CTV genomic DNA required for resequencing analysis was obtained by long-range reverse transcription-polymerase chain reaction (RT-PCR), using  four sets of universal primers (Table 2). Each set of primers consisted of an RT primer and a pair of PCR primers, and were designed using sequences highly conserved in all known CTV genomes. Together, the four sets of primers were capable of amplifying entire genomes of all known CTV isolates as four DNA fragments ranging from 4.5 to 5.5 kb (Fig. 2).

Primer sets

PCR amplification of CTV genomes

Fig. 2. DNA fragments representing entire CTV genomes amplified by RT-PCR from FS2-2. 1-3, DNA amplified by the 3’ primer CTV5427R and three 5’ primers: CTV5endFT36, CTV5endFVT, and FT30CTV5end, respectively; 4, DNA amplified by primers CTV5403F and CTV09997R; 5, DNA amplified by primers CTV09262F and CTV14630R; and 6, DNA amplified by primers CTV14469F and CTV19395R. kb, 1 kb DNA ladder.
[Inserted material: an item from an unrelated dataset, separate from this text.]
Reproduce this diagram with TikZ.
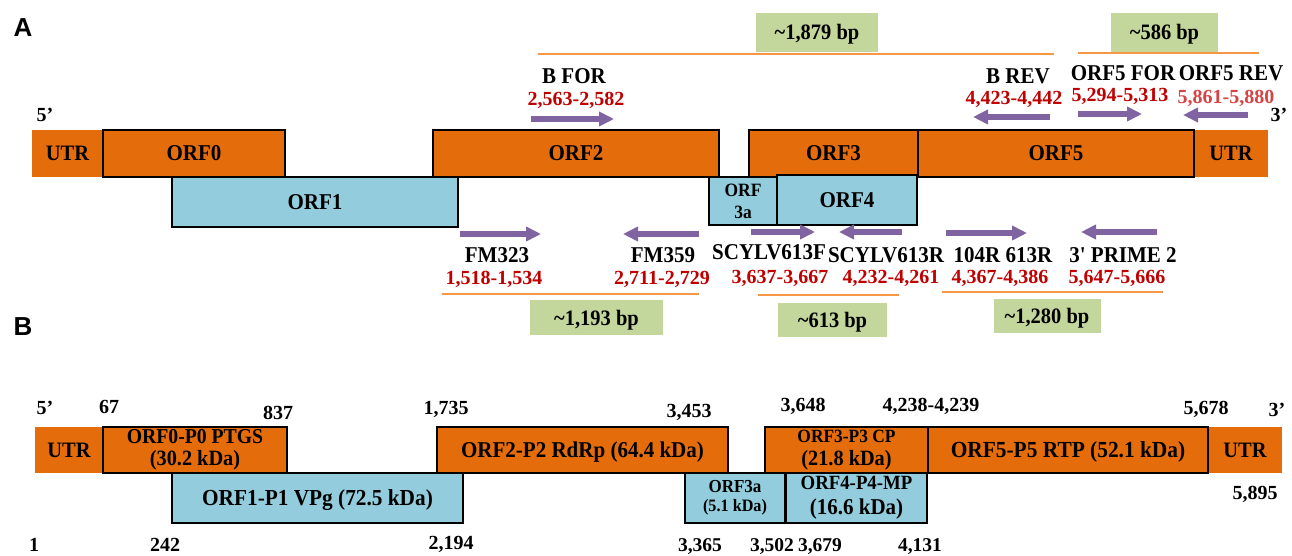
\documentclass[tikz,border=0pt]{standalone}
\usepackage{fontspec}
\setmainfont{Liberation Serif}
\newfontfamily\headfont{Liberation Sans}
\newfontfamily\condserif{Liberation Serif}[FakeStretch=0.93]
\usetikzlibrary{arrows.meta}
\definecolor{orfor}{HTML}{E46C0A}
\definecolor{orfbl}{HTML}{93CDDD}
\definecolor{ampgr}{HTML}{C3D69B}
\definecolor{primp}{HTML}{8064A2}
\definecolor{ampln}{HTML}{F79646}
\definecolor{posred}{HTML}{C00000}
\definecolor{posredb}{HTML}{D64545}
\tikzset{
  sz/.style={font=\fontsize{#1}{#1}\selectfont\bfseries},
  csz/.style={font=\condserif\fontsize{#1}{#1}\selectfont\bfseries},
  oneline/.style={text height=13.3pt, text depth=0pt},
  conel/.style={text height=15pt, text depth=0pt},
  utrbox/.style={fill=orfor, inner sep=0pt, outer sep=0pt, conel, csz=22},
  obox/.style={fill=orfor, draw=black, line width=2.8pt, inner sep=0pt, outer sep=0pt, align=center, csz=22.6},
  bbox/.style={fill=orfbl, draw=black, line width=2.8pt, inner sep=0pt, outer sep=0pt, align=center, csz=22.6},
  lbl/.style={inner sep=0pt, conel, csz=22.6},
  num/.style={inner sep=0pt, oneline, sz=20, text=posred},
  bnum/.style={inner sep=0pt, oneline, sz=20},
  primer/.style={draw=primp, line width=5.5pt, -{Triangle[length=15pt,width=14pt]}},
  ampline/.style={draw=ampln, line width=1.8pt},
  ampbox/.style={fill=ampgr, inner sep=0pt, conel, csz=22},
  panel/.style={inner sep=0pt, text height=18.5pt, text depth=0pt, font=\fontsize{26}{26}\selectfont\headfont\bfseries}
}
\begin{document}
\begin{tikzpicture}[x=1pt,y=-1pt]
\useasboundingbox[fill=white] (0,0) rectangle (1292,556);

% ---------------- Panel A ----------------
\node[panel] (pA) at (23,27) {A};
\node[bnum] (a5) at (45,115) {5’};
\node[bnum] (a3) at (1279,115) {3’};

% main row
\node[utrbox, minimum width=71pt, minimum height=47pt] (autrL) at (67.5,153.5) {UTR};
\node[utrbox, minimum width=74pt, minimum height=47pt] (autrR) at (1231,153.5) {UTR};
\node[obox, conel, minimum width=182pt, minimum height=47pt] (aorf0) at (194,153.5) {ORF0};
\node[obox, conel, minimum width=286pt, minimum height=47pt] (aorf2) at (576,153.5) {ORF2};
\node[obox, conel, minimum width=169pt, minimum height=47pt] (aorf3) at (833.5,153.5) {ORF3};
\node[obox, conel, minimum width=276pt, minimum height=47pt] (aorf5) at (1056,153.5) {ORF5};
% second row
\node[bbox, conel, minimum width=286pt, minimum height=50pt] (aorf1) at (315,202) {ORF1};
\node[bbox, minimum width=68pt, minimum height=48pt, font=\condserif\fontsize{18.8}{22}\selectfont\bfseries] (aorf3a) at (743,201) {ORF\\3a};
\node[bbox, conel, minimum width=140pt, minimum height=50pt] (aorf4) at (847,200) {ORF4};

% top primers
\node[lbl] (bforn) at (574,76) {B FOR};
\node[num] (bforp) at (576,99) {2,563-2,582};
\coordinate (bfor1) at (531,119); \coordinate (bfor2) at (614,119);
\draw[primer] (bfor1) -- (bfor2);

\node[lbl] (brevn) at (1018,76) {B REV};
\node[num] (brevp) at (1014,98) {4,423-4,442};
\coordinate (brev1) at (1050,117); \coordinate (brev2) at (973,117);
\draw[primer] (brev1) -- (brev2);

\node[lbl] (o5fn) at (1123,73) {ORF5 FOR};
\node[num] (o5fp) at (1120,95) {5,294-5,313};
\coordinate (o5f1) at (1078,114); \coordinate (o5f2) at (1142,114);
\draw[primer] (o5f1) -- (o5f2);

\node[lbl] (o5rn) at (1231,73) {ORF5 REV};
\node[num, text=posredb] (o5rp) at (1226,97) {5,861-5,880};
\coordinate (o5r1) at (1248,115); \coordinate (o5r2) at (1183,115);
\draw[primer] (o5r1) -- (o5r2);

% top amplicons
\coordinate (amp1a) at (538,54); \coordinate (amp1b) at (1054,54);
\draw[ampline] (amp1a) -- (amp1b);
\node[ampbox, minimum width=122pt, minimum height=39pt] (amp1) at (817,32.5) {\textasciitilde1,879 bp};
\coordinate (amp2a) at (1078,53); \coordinate (amp2b) at (1259,53);
\draw[ampline] (amp2a) -- (amp2b);
\node[ampbox, minimum width=107pt, minimum height=39pt] (amp2) at (1164.5,32.5) {\textasciitilde586 bp};

% bottom primers
\node[lbl] (fm323n) at (497,255) {FM323};
\node[num] (fm323p) at (494,278) {1,518-1,534};
\coordinate (fm3231) at (460,234); \coordinate (fm3232) at (541,234);
\draw[primer] (fm3231) -- (fm3232);

\node[lbl] (fm359n) at (663,255) {FM359};
\node[num] (fm359p) at (662,278) {2,711-2,729};
\coordinate (fm3591) at (699,234); \coordinate (fm3592) at (623,234);
\draw[primer] (fm3591) -- (fm3592);

\node[lbl] (s613fn) at (769,252) {SCYLV613F};
\node[num] (s613fp) at (780,277) {3,637-3,667};
\coordinate (s613f1) at (751,232); \coordinate (s613f2) at (815,232);
\draw[primer] (s613f1) -- (s613f2);

\node[lbl] (s613rn) at (886,255) {SCYLV613R};
\node[num] (s613rp) at (891,277) {4,232-4,261};
\coordinate (s613r1) at (902,232); \coordinate (s613r2) at (839,232);
\draw[primer] (s613r1) -- (s613r2);

\node[lbl] (r104n) at (1003,255) {104R 613R};
\node[num] (r104p) at (1000,277) {4,367-4,386};
\coordinate (r1041) at (946,233); \coordinate (r1042) at (1027,233);
\draw[primer] (r1041) -- (r1042);

\node[lbl] (p3n) at (1123,255) {3\char"0027{} PRIME 2};
\node[num] (p3p) at (1117,277) {5,647-5,666};
\coordinate (p31) at (1157,232); \coordinate (p32) at (1081,232);
\draw[primer] (p31) -- (p32);

% bottom amplicons
\coordinate (amp3a) at (442,294); \coordinate (amp3b) at (699,294);
\draw[ampline] (amp3a) -- (amp3b);
\node[ampbox, minimum width=133pt, minimum height=35pt] (amp3) at (596.5,317.5) {\textasciitilde1,193 bp};
\coordinate (amp4a) at (758,295); \coordinate (amp4b) at (899,295);
\draw[ampline] (amp4a) -- (amp4b);
\node[ampbox, minimum width=109pt, minimum height=34pt] (amp4) at (832.5,320) {\textasciitilde613 bp};
\coordinate (amp5a) at (942,292); \coordinate (amp5b) at (1163,292);
\draw[ampline] (amp5a) -- (amp5b);
\node[ampbox, minimum width=107pt, minimum height=34pt] (amp5) at (1047,316) {\textasciitilde1,280 bp};

% ---------------- Panel B ----------------
\node[panel] (pB) at (23,326) {B};
\node[bnum] (b5) at (45,408) {5’};
\node[bnum] (b3) at (1277,410) {3’};
\node[bnum] (n67) at (109,407) {67};
\node[bnum] (n837) at (278,413) {837};
\node[bnum] (n1735) at (446,408) {1,735};
\node[bnum] (n3453) at (689,411) {3,453};
\node[bnum] (n3648) at (803,405) {3,648};
\node[bnum] (n4238) at (931,405) {4,238-4,239};
\node[bnum] (n5678) at (1206,408) {5,678};
\node[bnum] (n5895) at (1255,493) {5,895};
\node[bnum] (n1) at (34,545) {1};
\node[bnum] (n242) at (165,545) {242};
\node[bnum] (n2194) at (451,543) {2,194};
\node[bnum, sz=19.5] (n3365) at (700,545) {3,365};
\node[bnum, sz=19.5] (n3502) at (772,545) {3,502};
\node[bnum, sz=19.5] (n3679) at (820,545) {3,679};
\node[bnum, sz=19.5] (n4131) at (920,545) {4,131};

% main row
\node[utrbox, minimum width=68pt, minimum height=46pt] (butrL) at (69,450) {UTR};
\node[utrbox, minimum width=74pt, minimum height=46pt] (butrR) at (1245,450) {UTR};
\node[obox, minimum width=184pt, minimum height=46pt, font=\condserif\fontsize{21.2}{22}\selectfont\bfseries] (borf0) at (195,450) {ORF0-P0 PTGS\\{\fontsize{21.8}{22}\selectfont (30.2 kDa)}};
\node[obox, conel, minimum width=291pt, minimum height=46pt] (borf2) at (582.5,450) {ORF2-P2 RdRp (64.4 kDa)};
\node[obox, minimum width=163pt, minimum height=46pt, font=\condserif\fontsize{18.7}{23}\selectfont\bfseries] (borf3) at (846.5,450) {ORF3-P3 CP\\{\fontsize{21.8}{23}\selectfont (21.8 kDa)}};
\node[obox, conel, minimum width=280pt, minimum height=46pt, csz=23] (borf5) at (1068,450) {ORF5-P5 RTP (52.1 kDa)};
% second row
\node[bbox, conel, minimum width=291pt, minimum height=50pt, csz=22.9] (borf1) at (317.5,498) {ORF1-P1 VPg (72.5 kDa)};
\node[bbox, minimum width=100pt, minimum height=50pt, font=\condserif\fontsize{18.3}{19.5}\selectfont\bfseries] (borf3a) at (735,498) {ORF3a\\{\fontsize{17.4}{19.5}\selectfont (5.1 kDa)}};
\node[bbox, minimum width=141pt, minimum height=50pt, font=\condserif\fontsize{20.2}{25}\selectfont\bfseries] (borf4) at (856.5,498) {ORF4-P4-MP\\{\fontsize{22.6}{25}\selectfont (16.6 kDa)}};
\end{tikzpicture}
\end{document}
Fig. 3. Images of hybridized resequence microarrays. Affymetrix CTV Microarray chips were hybridized with target DNA from T36 and T30 strains and an unknown sample, FS2-2. Warm colors and cool colors represent higher and lower hybridization intensities, respectively. Locations of tiled CTV genomes on the microarray are indicated to the left. Single genome blocks are hybridized with T36 and T30 target DNA while multiple genome blocks are hybridized with FS2-2 target DNA . Three CTV genotypes similar to T30, T36, and VT were identified from the resequencing analysis

 

454 Sequencing of CTV populations

The massively parallel, pyrosequencing-based 454 sequencing has also been applied to CTV genomic analyses successfully. 454 sequencing is extremely powerful, with a single instrumental run producing sequences of 100 megabases or more. This tool is ideal for population genomics of viruses. To demonstrate the feasibility of using 454 sequencing for a genome-wide, concurrent sequencing analysis of multiple CTV strains, a 1/16-region 454 sequencing run was performed on a field CTV isolate containing three distinctive strains.

RT-PCR amplified CTV genomic DNA from FS2-2 were used as template DNA for the 454 sequencing in the Genome Sequencer FLX.  Statistics of the sequencing run are listed in Table 3. Sequencing reads were assembled to three separate, full-length CTV genomic contigs with 27X to 43X coverage (Fig. 4). Analysis of the full-length CTV genomes suggest that they are closely related to the reported genomes of the CTV strains T30, T36, and VT. Additionally, a preliminary analysis found a large number of recombinant CTV sequences and defective CTV sequences. The recombinant sequences consist of sequences from two or more CTV strains joined together while the defective sequences comprise sequences joined from different regions of the same CTV genome. A genome-wide recombination map for each of the CTV strains in FS2-2 was constructed using these recombinant and defective sequences (Fig. 5. These maps revealed a systematic and unprecedented scale of recombination between co-infecting strains in a single host. The recombination activities occurred across the genome, with most active recombination occurring at the 3’ half of the CTV genome.

Together, the resequencing and 454 sequencing analyses provide an extremely high resolution portrait of the complexity and the evolutionary dynamics of CTV infections that has implications in using cross protection as a tristeza management strategy and in understanding emergence of new CTV strains.

454 sequencing statisitcs

CTV phylogenetic tree

Fig. 4. A phylogenetic tree of CTV depicting the relationship of three CTV genomes (highlighted) assembled from 454 sequencing analysis of FS2-2 to other CTV genomes

Recombination map

Fig. 5. CTV recombinant and defective sequence maps generated from isolate FS2-2. The line at the top of each box represents the CTV genome from the 5’ end to the 3’ end. Each arrow denotes the location of a recombinant or defective sequence aligned to the CTV genome. Blue arrows indicate sequences in the sense orientation while red arrows indicate sequences in the antisense orientation.